On retention, Camarillo said better data analytics could, for example, help the Air Force identify more effective incentives to help stop an ongoing exodus of pilots to the private sector.

“We’ve already done a lot in the area of retention surveys to begin to address that challenge, so my question is how can data analytics help us in the future to identify trends, retention challenges, opportunities, even before they become a major challenge for us? I want to be predictive from a talent management perspective.”

One of the office’s first tasks will be to begin improving the Air Force’s ability to aggregate and analyze manpower data that’s stored in incompatible, relatively inaccessible formats across various, purpose-built legacy IT systems. A similar DoD-wide effort is now underway as part of the Office of People Analytics established earlier this year by Defense Secretary Ashton Carter.

“They’re working with resources like the Defense Manpower Data Center and other treasure troves of human capital data to see how we might be able to scratch the surface in terms of spotting trends that help us manage talent,” Camarillo said. “That’s one of the challenges we face up front — part of it’s technical, part of it’s institutional, but we have to start to take those steps now to help us prepare for the future.”

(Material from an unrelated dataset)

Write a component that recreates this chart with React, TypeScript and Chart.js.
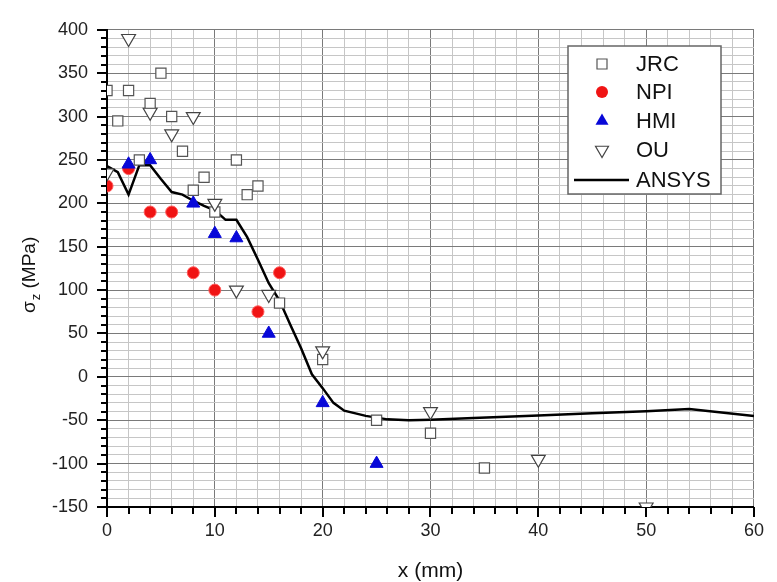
import React, { useEffect, useRef } from "react";
import { Chart, registerables } from "chart.js";

Chart.register(...registerables);

// ---- data ----
const jrcX = [0, 1, 2, 3, 4, 5, 6, 7, 8, 9, 10, 12, 13, 14, 16, 20, 25, 30, 35];
const jrcY = [330, 295, 330, 250, 315, 350, 300, 260, 215, 230, 190, 250, 210, 220, 85, 20, -50, -65, -105];

const npiX = [0, 2, 4, 6, 8, 10, 14, 16];
const npiY = [220, 240, 190, 190, 120, 100, 75, 120];

const hmiX = [2, 4, 8, 10, 12, 15, 20, 25];
const hmiY = [245, 250, 200, 165, 160, 50, -30, -100];

const ouX = [0, 2, 4, 6, 8, 10, 12, 15, 20, 30, 40, 50];
const ouY = [235, 390, 305, 280, 300, 200, 100, 95, 30, -40, -95, -150];

const ansysX = [0, 1, 2, 3, 4, 5, 6, 7, 8, 9, 10, 11, 12, 13, 14, 15, 16, 17, 18, 19, 20, 21, 22, 24, 26, 28, 30, 34, 40, 45, 50, 54, 60];
const ansysY = [243, 236, 210, 244, 244, 228, 213, 210, 203, 197, 192, 181, 181, 161, 135, 108, 88, 60, 33, 3, -13, -30, -39, -45, -49, -50, -49.5, -47.5, -44.5, -42, -39.5, -37, -45];

const xTickValues = [0, 2, 4, 6, 8, 10, 12, 14, 16, 18, 20, 22, 24, 26, 28, 30, 32, 34, 36, 38, 40, 42, 44, 46, 48, 50, 52, 54, 56, 58, 60];
const yTickValues = [-150, -140, -130, -120, -110, -100, -90, -80, -70, -60, -50, -40, -30, -20, -10, 0, 10, 20, 30, 40, 50, 60, 70, 80, 90, 100, 110, 120, 130, 140, 150, 160, 170, 180, 190, 200, 210, 220, 230, 240, 250, 260, 270, 280, 290, 300, 310, 320, 330, 340, 350, 360, 370, 380, 390, 400];

const seriesNames = ["JRC", "NPI", "HMI", "OU", "ANSYS"];

const FONT = '"Liberation Sans", Arial, Helvetica, sans-serif';
const MAJOR_GRID = "#7a7a7a";
const MINOR_GRID = "#c6c6c6";
const RED = "#f01414";
const BLUE = "#0808d8";

const toPts = (xs: number[], ys: number[]) => xs.map((x, i) => ({ x, y: ys[i] }));

function drawMarker(ctx: CanvasRenderingContext2D, kind: string, x: number, y: number) {
  ctx.save();
  ctx.beginPath();
  if (kind === "JRC") {
    ctx.rect(x - 5, y - 5, 10, 10);
    ctx.fillStyle = "#fff";
    ctx.fill();
    ctx.strokeStyle = "#555";
    ctx.lineWidth = 1.2;
    ctx.stroke();
  } else if (kind === "NPI") {
    ctx.arc(x, y, 6, 0, Math.PI * 2);
    ctx.fillStyle = RED;
    ctx.fill();
  } else if (kind === "HMI") {
    const r = 7.5;
    for (let k = 0; k < 3; k++) {
      const a = -Math.PI / 2 + (k * 2 * Math.PI) / 3;
      const px = x + Math.cos(a) * r;
      const py = y + Math.sin(a) * r;
      if (k === 0) ctx.moveTo(px, py);
      else ctx.lineTo(px, py);
    }
    ctx.closePath();
    ctx.fillStyle = BLUE;
    ctx.fill();
  } else if (kind === "OU") {
    const r = 7.5;
    for (let k = 0; k < 3; k++) {
      const a = Math.PI / 2 + (k * 2 * Math.PI) / 3;
      const px = x + Math.cos(a) * r;
      const py = y + Math.sin(a) * r;
      if (k === 0) ctx.moveTo(px, py);
      else ctx.lineTo(px, py);
    }
    ctx.closePath();
    ctx.fillStyle = "#fff";
    ctx.fill();
    ctx.strokeStyle = "#444";
    ctx.lineWidth = 1.2;
    ctx.stroke();
  } else {
    ctx.moveTo(x - 28, y);
    ctx.lineTo(x + 27, y);
    ctx.strokeStyle = "#000";
    ctx.lineWidth = 2.5;
    ctx.stroke();
  }
  ctx.restore();
}

const decorPlugin = {
  id: "decor",
  afterDraw(chart: any) {
    const ctx: CanvasRenderingContext2D = chart.ctx;
    const xs = chart.scales.x;
    const ys = chart.scales.y;
    const area = chart.chartArea;
    ctx.save();
    // tick marks
    ctx.strokeStyle = "#000";
    ctx.lineWidth = 2;
    ctx.beginPath();
    yTickValues.forEach((v) => {
      const py = Math.round(ys.getPixelForValue(v));
      const len = v % 50 === 0 ? 10 : 6;
      ctx.moveTo(area.left - len, py);
      ctx.lineTo(area.left, py);
    });
    xTickValues.forEach((v) => {
      const px = Math.round(xs.getPixelForValue(v));
      const len = v % 10 === 0 ? 10 : 7;
      ctx.moveTo(px, area.bottom);
      ctx.lineTo(px, area.bottom + len);
    });
    ctx.stroke();

    // x title
    ctx.fillStyle = "#111";
    ctx.font = `21px ${FONT}`;
    ctx.textAlign = "center";
    ctx.textBaseline = "middle";
    ctx.fillText("x (mm)", (area.left + area.right) / 2, 571);

    // y title with subscript
    ctx.save();
    ctx.translate(35, 313);
    ctx.rotate(-Math.PI / 2);
    ctx.textAlign = "left";
    ctx.textBaseline = "alphabetic";
    ctx.font = `19px ${FONT}`;
    ctx.fillText("σ", 0, 0);
    let w = ctx.measureText("σ").width;
    ctx.font = `13px ${FONT}`;
    ctx.fillText("z", w + 1, 5);
    w += 1 + ctx.measureText("z").width;
    ctx.font = `19px ${FONT}`;
    ctx.fillText(" (MPa)", w, 0);
    ctx.restore();

    // legend
    const bx = 568, by = 46, bw = 153, bh = 148;
    ctx.fillStyle = "#fff";
    ctx.fillRect(bx, by, bw, bh);
    ctx.strokeStyle = "#666";
    ctx.lineWidth = 1.5;
    ctx.strokeRect(bx, by, bw, bh);
    const rowsY = [64, 92, 121, 150, 180];
    ctx.font = `22px ${FONT}`;
    ctx.textAlign = "left";
    ctx.textBaseline = "middle";
    seriesNames.forEach((name, i) => {
      drawMarker(ctx, name, 602, rowsY[i]);
      ctx.fillStyle = "#111";
      ctx.fillText(name, 636, rowsY[i] + 1);
    });
    ctx.restore();
  },
};

export default function App() {
  const ref = useRef<HTMLCanvasElement | null>(null);

  useEffect(() => {
    if (!ref.current) return;
    const chart = new Chart(ref.current, {
      type: "scatter",
      data: {
        datasets: [
          {
            label: "JRC",
            data: toPts(jrcX, jrcY),
            pointStyle: "rect",
            pointRadius: 7.2,
            backgroundColor: "#fff",
            borderColor: "#555",
            pointBorderWidth: 1.2,
            clip: 0,
            order: 2,
          } as any,
          {
            label: "NPI",
            data: toPts(npiX, npiY),
            pointStyle: "circle",
            pointRadius: 6,
            backgroundColor: RED,
            borderColor: "#ff5a5a",
            pointBorderWidth: 1,
            clip: 0,
            order: 4,
          },
          {
            label: "HMI",
            data: toPts(hmiX, hmiY),
            pointStyle: "triangle",
            pointRadius: 7.5,
            backgroundColor: BLUE,
            borderColor: BLUE,
            pointBorderWidth: 1,
            clip: 0,
            order: 3,
          },
          {
            label: "OU",
            data: toPts(ouX, ouY),
            pointStyle: "triangle",
            rotation: 180,
            pointRadius: 8,
            backgroundColor: "#fff",
            borderColor: "#444",
            pointBorderWidth: 1.2,
            clip: 0,
            order: 1,
          },
          {
            label: "ANSYS",
            data: toPts(ansysX, ansysY),
            showLine: true,
            borderColor: "#000",
            borderWidth: 2.5,
            pointRadius: 0,
            tension: 0,
            clip: 0,
            order: 5,
          },
        ] as any,
      },
      options: {
        animation: false,
        responsive: false,
        devicePixelRatio: 1,
        layout: { padding: { left: 0, top: 18, right: 12, bottom: 0 } },
        plugins: {
          legend: { display: false },
          tooltip: { enabled: false },
          title: { display: false },
        },
        scales: {
          x: {
            type: "linear",
            min: 0,
            max: 60,
            afterBuildTicks: (s: any) => {
              s.ticks = xTickValues.map((v) => ({ value: v }));
            },
            afterFit: (s: any) => {
              s.height = 75;
            },
            ticks: {
              autoSkip: false,
              maxRotation: 0,
              padding: 13,
              color: "#222",
              font: { family: FONT, size: 18 },
              callback: (v: any) => (Number(v) % 10 === 0 ? String(v) : ""),
            },
            grid: {
              drawTicks: false,
              lineWidth: 1,
              color: (c: any) => (c.tick && c.tick.value % 10 === 0 ? MAJOR_GRID : MINOR_GRID),
            },
            border: { display: true, color: "#000", width: 2 },
          },
          y: {
            type: "linear",
            min: -150,
            max: 400,
            afterBuildTicks: (s: any) => {
              s.ticks = yTickValues.map((v) => ({ value: v }));
            },
            afterFit: (s: any) => {
              s.width = 107;
            },
            ticks: {
              autoSkip: false,
              padding: 19,
              color: "#222",
              font: { family: FONT, size: 18 },
              callback: (v: any) => (Number(v) % 50 === 0 ? String(v) : ""),
            },
            grid: {
              drawTicks: false,
              lineWidth: 1,
              color: (c: any) => (c.tick && c.tick.value % 50 === 0 ? MAJOR_GRID : MINOR_GRID),
            },
            border: { display: true, color: "#000", width: 2 },
          },
        },
      } as any,
      plugins: [decorPlugin],
    });
    return () => chart.destroy();
  }, []);

  return (
    <div style={{ position: "fixed", left: 0, top: 0, width: 777, height: 582, background: "#fff" }}>
      <canvas ref={ref} width={777} height={582} style={{ display: "block", width: 777, height: 582 }} />
    </div>
  );
}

The Air Force created the office in late September as one of 13 separate diversity and inclusion initiatives announced by Air Force Secretary Deborah Lee James. Other elements in the broader project include requiring more female and minority representation on Air Force command selection boards, giving female airmen more time to decide whether to stay in the Air Force after they become pregnant, adding more professional development programs for Air Force civilians and encouraging minorities to join career fields in which they’re currently underrepresented, such as pilots, air battle management, combat systems and cyber and intelligence operations.

The 13 initiatives are a follow-on to nine other diversity and inclusion programs James announced last year, and Camarillo said the Air Force intends to use the new analytics office to help measure the extent to which they’re serving their stated purposes of adding more diverse perspectives to the service’s talent pool and increasing innovation.

“We want to see how all of these initiatives are performing,” he said. “We’ve seen some signs of success from the 2015 initiatives, but we want to monitor the data not only to inform how well we’re doing on current policy but what might work best in the future.”